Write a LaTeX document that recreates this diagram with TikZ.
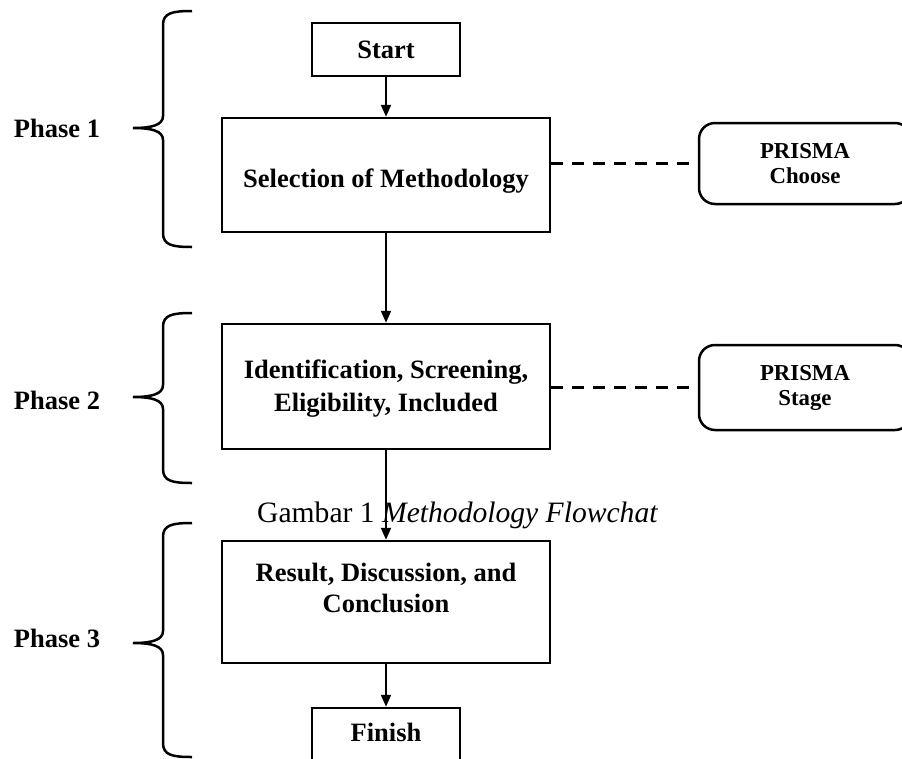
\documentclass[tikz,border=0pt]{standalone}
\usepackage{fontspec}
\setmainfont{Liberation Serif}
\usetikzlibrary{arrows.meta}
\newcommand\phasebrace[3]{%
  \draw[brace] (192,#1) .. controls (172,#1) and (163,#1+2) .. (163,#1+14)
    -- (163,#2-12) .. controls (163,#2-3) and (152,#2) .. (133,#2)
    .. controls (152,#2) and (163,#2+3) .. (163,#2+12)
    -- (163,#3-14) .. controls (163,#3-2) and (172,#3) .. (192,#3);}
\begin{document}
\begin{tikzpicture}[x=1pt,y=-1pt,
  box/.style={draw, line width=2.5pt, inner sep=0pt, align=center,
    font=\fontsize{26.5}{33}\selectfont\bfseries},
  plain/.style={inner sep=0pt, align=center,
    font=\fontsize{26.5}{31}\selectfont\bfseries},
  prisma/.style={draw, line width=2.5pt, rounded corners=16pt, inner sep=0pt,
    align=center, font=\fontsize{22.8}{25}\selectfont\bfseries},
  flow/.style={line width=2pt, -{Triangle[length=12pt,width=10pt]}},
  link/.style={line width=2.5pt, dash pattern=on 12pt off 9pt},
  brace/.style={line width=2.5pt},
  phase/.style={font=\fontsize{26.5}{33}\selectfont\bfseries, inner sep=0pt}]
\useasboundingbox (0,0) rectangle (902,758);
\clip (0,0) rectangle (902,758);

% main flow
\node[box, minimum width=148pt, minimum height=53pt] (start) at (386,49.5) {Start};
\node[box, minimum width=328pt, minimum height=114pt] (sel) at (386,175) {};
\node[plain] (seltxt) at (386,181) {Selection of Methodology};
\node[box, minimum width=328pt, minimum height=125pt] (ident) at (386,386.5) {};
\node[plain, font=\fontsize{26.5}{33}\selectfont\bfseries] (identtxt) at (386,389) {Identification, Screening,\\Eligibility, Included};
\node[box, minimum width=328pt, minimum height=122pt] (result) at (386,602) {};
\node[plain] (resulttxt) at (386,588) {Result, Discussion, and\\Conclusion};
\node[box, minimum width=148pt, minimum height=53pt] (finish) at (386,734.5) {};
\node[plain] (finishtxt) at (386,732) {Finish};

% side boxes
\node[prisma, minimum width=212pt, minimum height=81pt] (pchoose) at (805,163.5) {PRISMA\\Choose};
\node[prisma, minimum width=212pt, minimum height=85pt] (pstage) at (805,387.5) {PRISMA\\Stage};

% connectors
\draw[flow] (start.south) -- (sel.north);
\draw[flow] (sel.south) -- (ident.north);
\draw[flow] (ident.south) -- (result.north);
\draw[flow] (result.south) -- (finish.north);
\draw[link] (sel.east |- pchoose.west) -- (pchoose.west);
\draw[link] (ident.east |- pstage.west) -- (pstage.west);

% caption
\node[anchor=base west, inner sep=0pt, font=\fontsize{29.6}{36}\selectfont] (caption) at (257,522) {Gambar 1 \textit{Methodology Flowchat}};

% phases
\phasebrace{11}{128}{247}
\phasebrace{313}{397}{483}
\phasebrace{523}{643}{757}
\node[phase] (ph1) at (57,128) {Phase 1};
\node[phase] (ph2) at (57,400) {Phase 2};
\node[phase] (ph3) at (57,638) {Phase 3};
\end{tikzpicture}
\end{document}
|---|
**Challenge**
Set down again, exactly, the lines of the material above from its first line to the one with "width=212pt, minimum height=85pt]", inclusive. Leave the pictures out.

**Finished exercise**
Write a LaTeX document that recreates this diagram with TikZ.
\documentclass[tikz,border=0pt]{standalone}
\usepackage{fontspec}
\setmainfont{Liberation Serif}
\usetikzlibrary{arrows.meta}
\newcommand\phasebrace[3]{%
  \draw[brace] (192,#1) .. controls (172,#1) and (163,#1+2) .. (163,#1+14)
    -- (163,#2-12) .. controls (163,#2-3) and (152,#2) .. (133,#2)
    .. controls (152,#2) and (163,#2+3) .. (163,#2+12)
    -- (163,#3-14) .. controls (163,#3-2) and (172,#3) .. (192,#3);}
\begin{document}
\begin{tikzpicture}[x=1pt,y=-1pt,
  box/.style={draw, line width=2.5pt, inner sep=0pt, align=center,
    font=\fontsize{26.5}{33}\selectfont\bfseries},
  plain/.style={inner sep=0pt, align=center,
    font=\fontsize{26.5}{31}\selectfont\bfseries},
  prisma/.style={draw, line width=2.5pt, rounded corners=16pt, inner sep=0pt,
    align=center, font=\fontsize{22.8}{25}\selectfont\bfseries},
  flow/.style={line width=2pt, -{Triangle[length=12pt,width=10pt]}},
  link/.style={line width=2.5pt, dash pattern=on 12pt off 9pt},
  brace/.style={line width=2.5pt},
  phase/.style={font=\fontsize{26.5}{33}\selectfont\bfseries, inner sep=0pt}]
\useasboundingbox (0,0) rectangle (902,758);
\clip (0,0) rectangle (902,758);

% main flow
\node[box, minimum width=148pt, minimum height=53pt] (start) at (386,49.5) {Start};
\node[box, minimum width=328pt, minimum height=114pt] (sel) at (386,175) {};
\node[plain] (seltxt) at (386,181) {Selection of Methodology};
\node[box, minimum width=328pt, minimum height=125pt] (ident) at (386,386.5) {};
\node[plain, font=\fontsize{26.5}{33}\selectfont\bfseries] (identtxt) at (386,389) {Identification, Screening,\\Eligibility, Included};
\node[box, minimum width=328pt, minimum height=122pt] (result) at (386,602) {};
\node[plain] (resulttxt) at (386,588) {Result, Discussion, and\\Conclusion};
\node[box, minimum width=148pt, minimum height=53pt] (finish) at (386,734.5) {};
\node[plain] (finishtxt) at (386,732) {Finish};

% side boxes
\node[prisma, minimum width=212pt, minimum height=81pt] (pchoose) at (805,163.5) {PRISMA\\Choose};
\node[prisma, minimum width=212pt, minimum height=85pt] (pstage) at (805,387.5) {PRISMA\\Stage};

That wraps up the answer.